Teens campaign for The Hundred to end their sponsorship deal with snack brand
The young people of Bite Back 2030 are calling out the hypocrisy of a brand selling food high in salt and fat sponsoring a tournament designed to introduce new young fans to cricket at a time when the health of one in three children in the UK is at risk from overweight or obesity.
Bite Back 2030, a youth-led movement campaigning for a healthier food system, want food and drink brands like KP Snacks, Coca Cola and Red Bull to #PacketIn and stop using sport to sell unhealthy products.
They’re calling on people to sign a petition demanding the England and Wales Cricket Board (ECB) find a new sponsor for next year’s Hundred and commit to pushing junk food off the sporting stage. Instead, they want to see sport using its influence to give healthy options a starring role in children’s minds.
Bite Back Youth Member Jacob Rosenberg, 17, said children are seeing cricket players “running around like a bag of crisps”, as stars wear shirts emblazoned with brands such as Hula Hoops, Tyrells and McCoys.
Ironically, the ECB claim the sport is “uniquely placed” to help tackle obesity, especially in children.
Jacob agrees but says a lot needs to change for that to happen:
"Sports teams are so incredibly influential to young people and it annoys me that teams could use their power to promote child health yet don’t.

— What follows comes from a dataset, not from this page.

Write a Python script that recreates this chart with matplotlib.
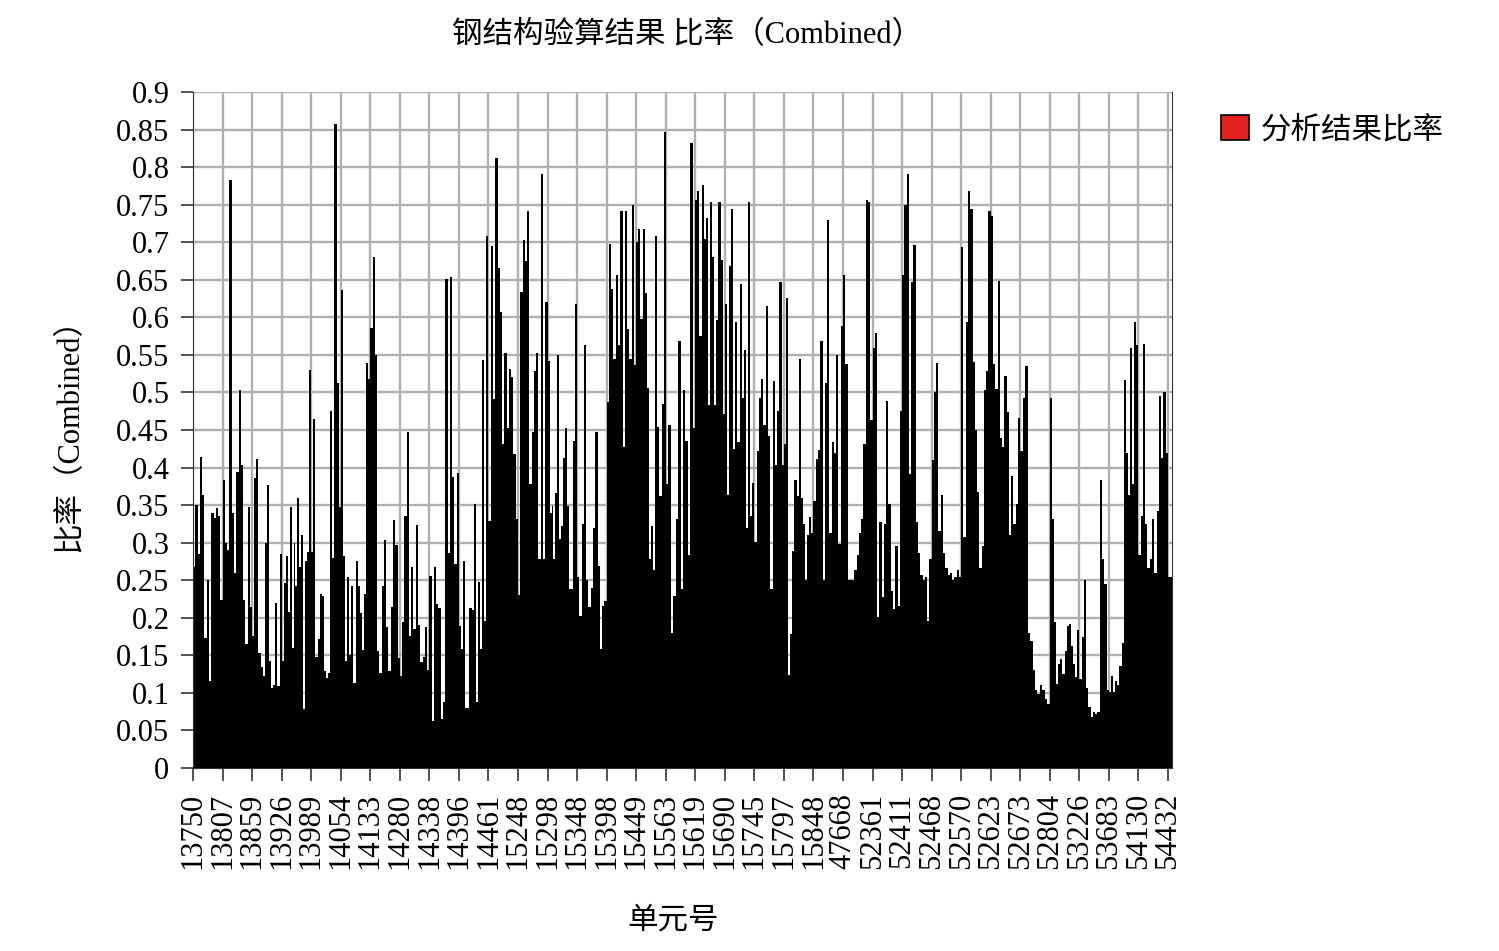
import numpy as np
import matplotlib.pyplot as plt
from matplotlib.patches import Patch

# 字体: 数字用衬线体, 中文回退到 CJK
plt.rcParams['font.family'] = ['Liberation Serif', 'Noto Sans CJK SC']
plt.rcParams['axes.unicode_minus'] = False

title = '钢结构验算结果 比率（Combined）'
x_title = '单元号'
y_title = '比率（Combined）'
legend_label = '分析结果比率'

# x轴标签 (单元号)
labels = ['13750', '13807', '13859', '13926', '13989', '14054', '14133', '14280',
          '14338', '14396', '14461', '15248', '15298', '15348', '15398', '15449',
          '15563', '15619', '15690', '15745', '15797', '15848', '47668', '52361',
          '52411', '52468', '52570', '52623', '52673', '52804', '53226', '53683',
          '54130', '54432']

# 各标签区间内的比率值
seg00 = [0.267, 0.35, 0.285, 0.414, 0.364, 0.173, 0.25, 0.116, 0.34, 0.333, 0.346, 0.335, 0.224]
seg01 = [0.384, 0.30, 0.29, 0.783, 0.34, 0.26, 0.394, 0.503, 0.404, 0.224, 0.165, 0.347, 0.215]
seg02 = [0.176, 0.386, 0.411, 0.153, 0.135, 0.123, 0.30, 0.377, 0.143, 0.107, 0.11, 0.22, 0.109, 0.285]
seg03 = [0.143, 0.246, 0.282, 0.208, 0.347, 0.16, 0.30, 0.243, 0.36, 0.267, 0.31, 0.079, 0.276, 0.288, 0.53]
seg04 = [0.288, 0.465, 0.148, 0.172, 0.232, 0.229, 0.129, 0.12, 0.126, 0.476, 0.279, 0.857, 0.512, 0.347]
seg05 = [0.636, 0.282, 0.143, 0.255, 0.151, 0.243, 0.113, 0.276, 0.243, 0.207, 0.157, 0.232, 0.539, 0.518]
seg06 = [0.586, 0.68, 0.55, 0.156, 0.126, 0.243, 0.303, 0.188, 0.129, 0.214, 0.33, 0.297, 0.147]
seg07 = [0.123, 0.194, 0.335, 0.448, 0.176, 0.267, 0.185, 0.324, 0.191, 0.141, 0.148, 0.188, 0.13]
seg08 = [0.256, 0.062, 0.268, 0.219, 0.213, 0.065, 0.088, 0.651, 0.286, 0.654, 0.387, 0.272, 0.393]
seg09 = [0.189, 0.159, 0.275, 0.08, 0.08, 0.213, 0.21, 0.351, 0.088, 0.248, 0.158, 0.543, 0.196, 0.709]
seg10 = [0.329, 0.695, 0.491, 0.812, 0.666, 0.607, 0.431, 0.553, 0.453, 0.531, 0.521, 0.418, 0.331]
seg11 = [0.231, 0.634, 0.703, 0.675, 0.741, 0.378, 0.448, 0.528, 0.553, 0.278, 0.791, 0.278, 0.62]
seg12 = [0.542, 0.339, 0.349, 0.278, 0.366, 0.55, 0.305, 0.322, 0.413, 0.453, 0.349, 0.238, 0.238, 0.435, 0.618]
seg13 = [0.255, 0.203, 0.325, 0.563, 0.251, 0.214, 0.24, 0.319, 0.448, 0.269, 0.158, 0.216, 0.222]
seg14 = [0.488, 0.698, 0.638, 0.545, 0.656, 0.563, 0.741, 0.428, 0.741, 0.585, 0.545, 0.749, 0.536]
seg15 = [0.701, 0.718, 0.598, 0.718, 0.632, 0.506, 0.278, 0.322, 0.263, 0.709, 0.454, 0.362, 0.485, 0.847]
seg16 = [0.378, 0.457, 0.18, 0.229, 0.331, 0.568, 0.239, 0.503, 0.436, 0.284, 0.832, 0.453]
seg17 = [0.756, 0.768, 0.575, 0.776, 0.704, 0.732, 0.484, 0.753, 0.681, 0.484, 0.597, 0.753, 0.676, 0.471]
seg18 = [0.618, 0.364, 0.668, 0.744, 0.425, 0.594, 0.434, 0.644, 0.492, 0.556, 0.319, 0.753, 0.336, 0.379]
seg19 = [0.301, 0.422, 0.492, 0.518, 0.457, 0.615, 0.442, 0.239, 0.515, 0.404, 0.476, 0.647, 0.403]
seg20 = [0.431, 0.626, 0.124, 0.179, 0.289, 0.384, 0.362, 0.545, 0.36, 0.325, 0.251, 0.31, 0.334, 0.313]
seg21 = [0.356, 0.412, 0.424, 0.568, 0.251, 0.513, 0.729, 0.313, 0.434, 0.419, 0.55, 0.298, 0.589]
seg22 = [0.656, 0.538, 0.251, 0.251, 0.251, 0.263, 0.284, 0.313, 0.331, 0.431, 0.756, 0.753, 0.463]
seg23 = [0.559, 0.579, 0.201, 0.328, 0.228, 0.325, 0.489, 0.351, 0.236, 0.212, 0.295, 0.216, 0.476]
seg24 = [0.656, 0.75, 0.791, 0.392, 0.647, 0.697, 0.328, 0.286, 0.257, 0.251, 0.254, 0.196, 0.278]
seg25 = [0.41, 0.5, 0.539, 0.316, 0.363, 0.286, 0.266, 0.257, 0.26, 0.251, 0.254, 0.263, 0.254]
seg26 = [0.694, 0.307, 0.594, 0.768, 0.744, 0.541, 0.45, 0.368, 0.266, 0.295, 0.503, 0.529, 0.741]
seg27 = [0.735, 0.538, 0.504, 0.648, 0.439, 0.428, 0.522, 0.474, 0.31, 0.389, 0.325, 0.351, 0.466]
seg28 = [0.422, 0.492, 0.535, 0.18, 0.169, 0.131, 0.104, 0.098, 0.11, 0.104, 0.092, 0.085]
seg29 = [0.492, 0.331, 0.195, 0.112, 0.139, 0.145, 0.125, 0.156, 0.189, 0.192, 0.163, 0.139, 0.121, 0.184]
seg30 = [0.118, 0.175, 0.251, 0.107, 0.081, 0.068, 0.074, 0.072, 0.075, 0.384, 0.278, 0.245, 0.104]
seg31 = [0.101, 0.122, 0.101, 0.116, 0.11, 0.136, 0.166, 0.516, 0.419, 0.363, 0.559, 0.378, 0.594, 0.563]
seg32 = [0.284, 0.336, 0.565, 0.325, 0.266, 0.278, 0.331, 0.26, 0.342, 0.495, 0.413, 0.5, 0.419]
seg33 = [0.254]

segs = [seg00, seg01, seg02, seg03, seg04, seg05, seg06, seg07, seg08, seg09,
        seg10, seg11, seg12, seg13, seg14, seg15, seg16, seg17, seg18, seg19,
        seg20, seg21, seg22, seg23, seg24, seg25, seg26, seg27, seg28, seg29,
        seg30, seg31, seg32, seg33]

y_ticks = [0, 0.05, 0.1, 0.15, 0.2, 0.25, 0.3, 0.35, 0.4, 0.45,
           0.5, 0.55, 0.6, 0.65, 0.7, 0.75, 0.8, 0.85, 0.9]

fig = plt.figure(figsize=(14.99, 9.51), dpi=100)
ax = fig.add_axes([0.1288, 0.1924, 0.6531, 0.7108])

# 每个区间内的柱子平均分布
for k, seg in enumerate(segs):
    n = len(seg)
    xs = k + np.arange(n) / n
    ax.bar(xs, seg, width=1.0 / n, align='edge', color='black', linewidth=0)

ax.set_xlim(0, 33.14)
ax.set_ylim(0, 0.9)
ax.set_xticks(range(len(labels)))
ax.set_xticklabels(labels, rotation=90)
ax.set_yticks(y_ticks)
ax.set_yticklabels(['%g' % v for v in y_ticks])

ax.set_axisbelow(True)
ax.grid(True, color='#b0b0b0', linewidth=1.7)
ax.spines['top'].set_visible(False)
ax.spines['left'].set_color('#333333')
ax.spines['bottom'].set_color('#333333')
ax.spines['right'].set_color('#333333')
ax.tick_params(axis='both', labelsize=22, length=9, width=1.2, color='#333333')
ax.tick_params(axis='x', pad=9)
ax.tick_params(axis='y', pad=8)

fig.text(0.4585, 0.963, title, ha='center', va='center', fontsize=22)
fig.text(0.449, 0.031, x_title, ha='center', va='center', fontsize=22)
fig.text(0.0467, 0.55, y_title, ha='center', va='center', fontsize=22, rotation=90)

handle = Patch(facecolor='#e52020', edgecolor='black', linewidth=1.2)
fig.legend([handle], [legend_label], loc='upper left',
           bbox_to_anchor=(0.8045, 0.895), frameon=False, fontsize=22,
           handlelength=0.9, handleheight=0.9, handletextpad=0.4, borderpad=0)

fig.savefig('out.png', dpi=100)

It disappoints me that The Hundred are dressing their players in bright colours with unhealthy sponsors and essentially making them look like bags of crisps — especially when they’ve explicitly said they’re targeting young people."
The following statistics show the extent to which profit is being put before health:
- £4MILLION -- Value of the KP sponsorship over a 5 year period
- 20,000 -- number of tickets sold to under-16s out of the Hundred’s first 100,000 sales
- 10.5 million -- number of new audience members ECB projects could be attracted to cricket through a new format and outreach to “young people, sporty families and diverse communities”

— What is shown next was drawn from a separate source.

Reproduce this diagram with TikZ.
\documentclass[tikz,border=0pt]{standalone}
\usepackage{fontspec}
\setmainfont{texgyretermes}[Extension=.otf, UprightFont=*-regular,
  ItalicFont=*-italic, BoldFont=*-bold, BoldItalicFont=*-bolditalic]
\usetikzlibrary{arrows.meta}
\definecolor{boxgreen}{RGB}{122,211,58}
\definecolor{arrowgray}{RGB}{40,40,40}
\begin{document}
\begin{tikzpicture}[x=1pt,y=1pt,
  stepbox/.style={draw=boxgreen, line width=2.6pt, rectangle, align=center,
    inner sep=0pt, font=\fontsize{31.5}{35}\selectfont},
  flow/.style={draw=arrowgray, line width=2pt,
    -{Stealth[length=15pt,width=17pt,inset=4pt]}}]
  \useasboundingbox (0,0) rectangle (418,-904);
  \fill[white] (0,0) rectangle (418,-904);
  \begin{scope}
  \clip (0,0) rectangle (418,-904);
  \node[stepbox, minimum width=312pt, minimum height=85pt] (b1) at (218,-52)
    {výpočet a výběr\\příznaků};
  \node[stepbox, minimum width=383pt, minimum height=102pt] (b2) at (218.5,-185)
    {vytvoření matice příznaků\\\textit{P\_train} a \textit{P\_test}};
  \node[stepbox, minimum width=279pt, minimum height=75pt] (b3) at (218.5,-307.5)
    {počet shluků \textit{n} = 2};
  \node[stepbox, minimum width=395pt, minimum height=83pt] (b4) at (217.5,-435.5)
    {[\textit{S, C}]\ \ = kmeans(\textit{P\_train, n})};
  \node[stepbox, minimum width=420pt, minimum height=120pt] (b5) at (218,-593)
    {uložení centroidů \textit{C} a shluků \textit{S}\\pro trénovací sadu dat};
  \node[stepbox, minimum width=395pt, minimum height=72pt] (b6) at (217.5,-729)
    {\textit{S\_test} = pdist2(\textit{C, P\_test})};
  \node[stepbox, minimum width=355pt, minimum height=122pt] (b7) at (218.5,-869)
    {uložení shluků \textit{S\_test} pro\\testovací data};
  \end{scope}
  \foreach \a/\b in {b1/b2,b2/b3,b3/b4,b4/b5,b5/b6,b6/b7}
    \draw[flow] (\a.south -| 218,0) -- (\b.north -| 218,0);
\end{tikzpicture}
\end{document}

- 1,887,647 -- number of YouTube views of Hundred’s (heavily branded) launch ad
Tellingly, the ECB has removed all snack logos from the children’s kits in a nod to respecting child health, but it’s a useless gesture as the adult shirts are the ones worn by athletes and broadcast all around the UK.

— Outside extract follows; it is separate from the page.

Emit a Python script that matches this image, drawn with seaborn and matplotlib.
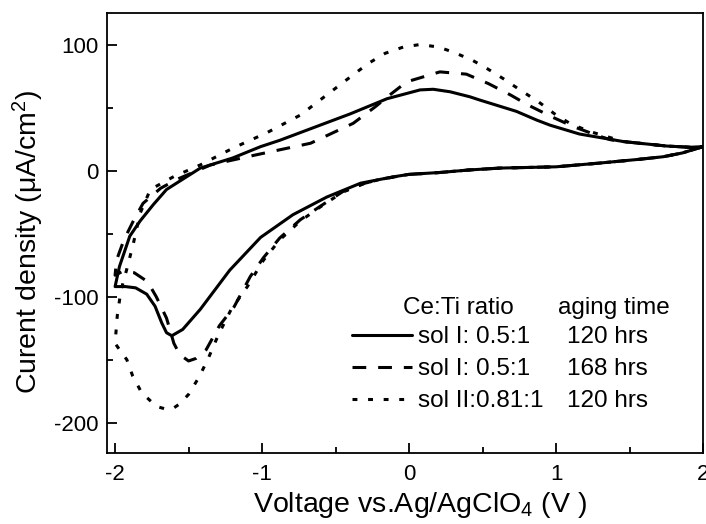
import numpy as np
import pandas as pd
import matplotlib
matplotlib.use("Agg")
import matplotlib.pyplot as plt
from matplotlib.ticker import MultipleLocator
import seaborn as sns

# ---------------- data ----------------
# each loop: cathodic branch (2 V -> -2 V) followed by anodic branch (-2 V -> 2 V)
solid_v = [2.0, 1.86, 1.73, 1.57, 1.3, 1.0, 0.62, 0.41, 0.21, 0.0, -0.11, -0.33, -0.56,
           -0.79, -1.01, -1.22, -1.42, -1.54, -1.614, -1.65, -1.683, -1.728, -1.785, -1.86,
           -1.93, -2.0,
           -1.97, -1.9, -1.83, -1.74, -1.65, -1.42, -1.2, -1.01, -0.88, -0.56, -0.40, -0.15,
           0.075, 0.165, 0.28, 0.415, 0.48, 0.73, 0.87, 0.96, 1.16, 1.46, 1.75, 1.91, 2.0]
solid_j = [19, 14, 11, 9, 6, 3, 2, 0.5, -1.5, -3, -5, -10, -21,
           -35, -53, -79, -110, -126, -131, -128.6, -120.7, -107.6, -98, -93,
           -92, -92,
           -76, -52, -40, -27, -15, 2, 10, 19, 24, 38, 45, 57,
           64, 64.5, 62.5, 58.5, 56, 47, 40, 36, 29, 23, 19.5, 18.5, 19]

dash_v = [2.0, 1.86, 1.73, 1.57, 1.3, 1.0, 0.62, 0.41, 0.21, 0.0, -0.2, -0.3, -0.45, -0.6,
          -0.74, -0.88, -0.99, -1.08, -1.19, -1.29, -1.38, -1.45, -1.5, -1.56, -1.6, -1.65,
          -1.72, -1.78, -1.87, -1.95, -2.0,
          -1.99, -1.94, -1.876, -1.81, -1.69, -1.58, -1.35, -1.06, -0.67, -0.38, -0.23,
          -0.12, -0.016, 0.21, 0.39, 0.54, 0.69, 0.81, 0.97, 1.12, 1.29, 1.37, 1.46, 1.75,
          1.91, 2.0]
dash_j = [19, 14, 11, 9, 6, 3, 2, 0.5, -1.5, -3, -7, -10, -16.6, -28,
          -39, -53.5, -69, -84, -108, -123, -142, -149, -151, -146, -137, -117,
          -100, -88, -81, -80, -83,
          -71, -55, -40, -26, -14, -7, 4.5, 12, 21.7, 37.5, 50.6,
          61, 70.4, 78.3, 76.5, 69, 60, 52, 42.7, 34.8, 27.5, 24.5, 23, 19.5,
          18.5, 19]

dot_v = [2.0, 1.86, 1.73, 1.57, 1.3, 1.0, 0.62, 0.41, 0.21, 0.0, -0.2, -0.3, -0.45, -0.6,
         -0.74, -0.88, -0.99, -1.1, -1.21, -1.30, -1.37, -1.43, -1.50, -1.56, -1.61, -1.66,
         -1.72, -1.82, -1.88, -1.92, -1.97, -2.0,
         -1.985, -1.96, -1.92, -1.876, -1.83, -1.76, -1.6, -1.42, -1.195, -0.968, -0.74,
         -0.515, -0.38, -0.277, -0.163, -0.039, 0.075, 0.2, 0.30, 0.43, 0.53, 0.64, 0.755,
         0.88, 0.99, 1.1, 1.23, 1.46, 1.75, 1.91, 2.0]
dot_j = [19, 14, 11, 9, 6, 3, 2, 0.5, -1.5, -3, -7, -10, -17, -28.5,
         -40, -55, -71, -92, -110, -131, -150, -164, -177.5, -185, -189, -189,
         -187, -176, -163, -150, -142, -137,
         -115, -95, -78, -58, -34, -15, -4.7, 4.5, 18, 30, 44,
         64, 76, 85, 93, 98, 100, 98, 94, 87.6, 81, 73, 64,
         54.6, 45, 37, 31, 23, 19.5, 18.5, 19]

ratio_labels = ["sol I: 0.5:1", "sol I: 0.5:1", "sol II:0.81:1"]
aging_labels = ["120 hrs", "168 hrs", "120 hrs"]
header_ratio = "Ce:Ti ratio"
header_aging = "aging time"

x_ticks = [-2, -1, 0, 1, 2]
y_ticks = [-200, -100, 0, 100]

# ---------------- styling ----------------
sns.set_theme(style="ticks")
plt.rcParams["font.family"] = ["Liberation Sans", "DejaVu Sans"]
plt.rcParams["mathtext.fontset"] = "custom"
plt.rcParams["mathtext.rm"] = "Liberation Sans"
plt.rcParams["mathtext.it"] = "Liberation Sans:italic"
plt.rcParams["mathtext.bf"] = "Liberation Sans:bold"
plt.rcParams["text.color"] = "black"
plt.rcParams["axes.labelcolor"] = "black"
plt.rcParams["xtick.color"] = "black"
plt.rcParams["ytick.color"] = "black"
plt.rcParams["axes.edgecolor"] = "black"

fig = plt.figure(figsize=(7.06, 5.24), dpi=100)
ax = fig.add_axes([107 / 706, 1 - 453 / 524, 596 / 706, 440 / 524])

styles = ["-", (0, (4.5, 3.9)), (0, (1.6, 3.5))]
series = [(solid_v, solid_j), (dash_v, dash_j), (dot_v, dot_j)]
for (v, j), ls, lab in zip(series, styles, ratio_labels):
    df = pd.DataFrame({"V": v, "J": j})
    sns.lineplot(data=df, x="V", y="J", sort=False, estimator=None, ax=ax,
                 color="black", linewidth=2.2, linestyle=ls, label=lab)

ax.set_xlim(-2.055, 2.0)
ax.set_ylim(-224, 125)
ax.set_xticks(x_ticks)
ax.set_xticklabels([str(t) for t in x_ticks])
ax.set_yticks(y_ticks)
ax.set_yticklabels([str(t) for t in y_ticks])
ax.xaxis.set_minor_locator(MultipleLocator(0.5))
ax.yaxis.set_minor_locator(MultipleLocator(50))
ax.tick_params(which="major", direction="in", length=7, width=1.3, labelsize=16,
               colors="black", top=False, right=False)
ax.tick_params(axis="x", which="major", pad=8)
ax.tick_params(axis="y", which="major", pad=6)
ax.tick_params(which="minor", direction="in", length=4.5, width=1.3,
               top=False, right=False, colors="black")
for s in ax.spines.values():
    s.set_visible(True)
    s.set_linewidth(1.3)
    s.set_color("black")

ax.set_xlabel("Voltage vs.Ag/AgClO$_4$ (V )", fontsize=20.5, color="black")
ax.set_ylabel("Curent density (μA/cm$^2$)", fontsize=20.5, color="black")
ax.xaxis.set_label_coords((420 - 107) / 596, -0.085)
ax.yaxis.set_label_coords(-0.102, 0.48)

leg = ax.legend(loc="upper left", bbox_to_anchor=((352 - 107) / 596, (453 - 326) / 440),
                frameon=False, fontsize=17.5, handlelength=2.45, handletextpad=0.25,
                labelspacing=0.42, borderpad=0, borderaxespad=0)
for t in leg.get_texts():
    t.set_color("black")

ax.text((403 - 107) / 596, (453 - 308) / 440, header_ratio, transform=ax.transAxes,
        fontsize=17.5, ha="left", va="center", color="black")
ax.text((558 - 107) / 596, (453 - 308) / 440, header_aging, transform=ax.transAxes,
        fontsize=17.5, ha="left", va="center", color="black")

fig.canvas.draw()
inv = ax.transAxes.inverted()
for t, a in zip(leg.get_texts(), aging_labels):
    bb = t.get_window_extent()
    yc = inv.transform((0, (bb.y0 + bb.y1) / 2))[1]
    ax.text((567 - 107) / 596, yc, a, transform=ax.transAxes, fontsize=17.5,
            ha="left", va="center", color="black")

fig.savefig("out.png", dpi=100)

The Hundred’s sponsorship deal with KP Snacks faced backlash from health leaders and Government officials when it was first announced in 2019, including NHS England boss Sir Simon Stevens who said “with a poor diet now a bigger risk factor for ill health than smoking, it is disappointing … when for example you see the English cricket board doing a deal with junk food aimed at children.”
The then Sports Minister, Nigel Adams, also raised concerns with the ECB chairman, and Chief Medical Officer Chris Whitty said junk food advertising within sport was harming efforts to combat childhood obesity.
Ending the sponsorship deal would set an example to other sports and send a clear message to corporate sponsors - that there is no place in sport for junk food advertising.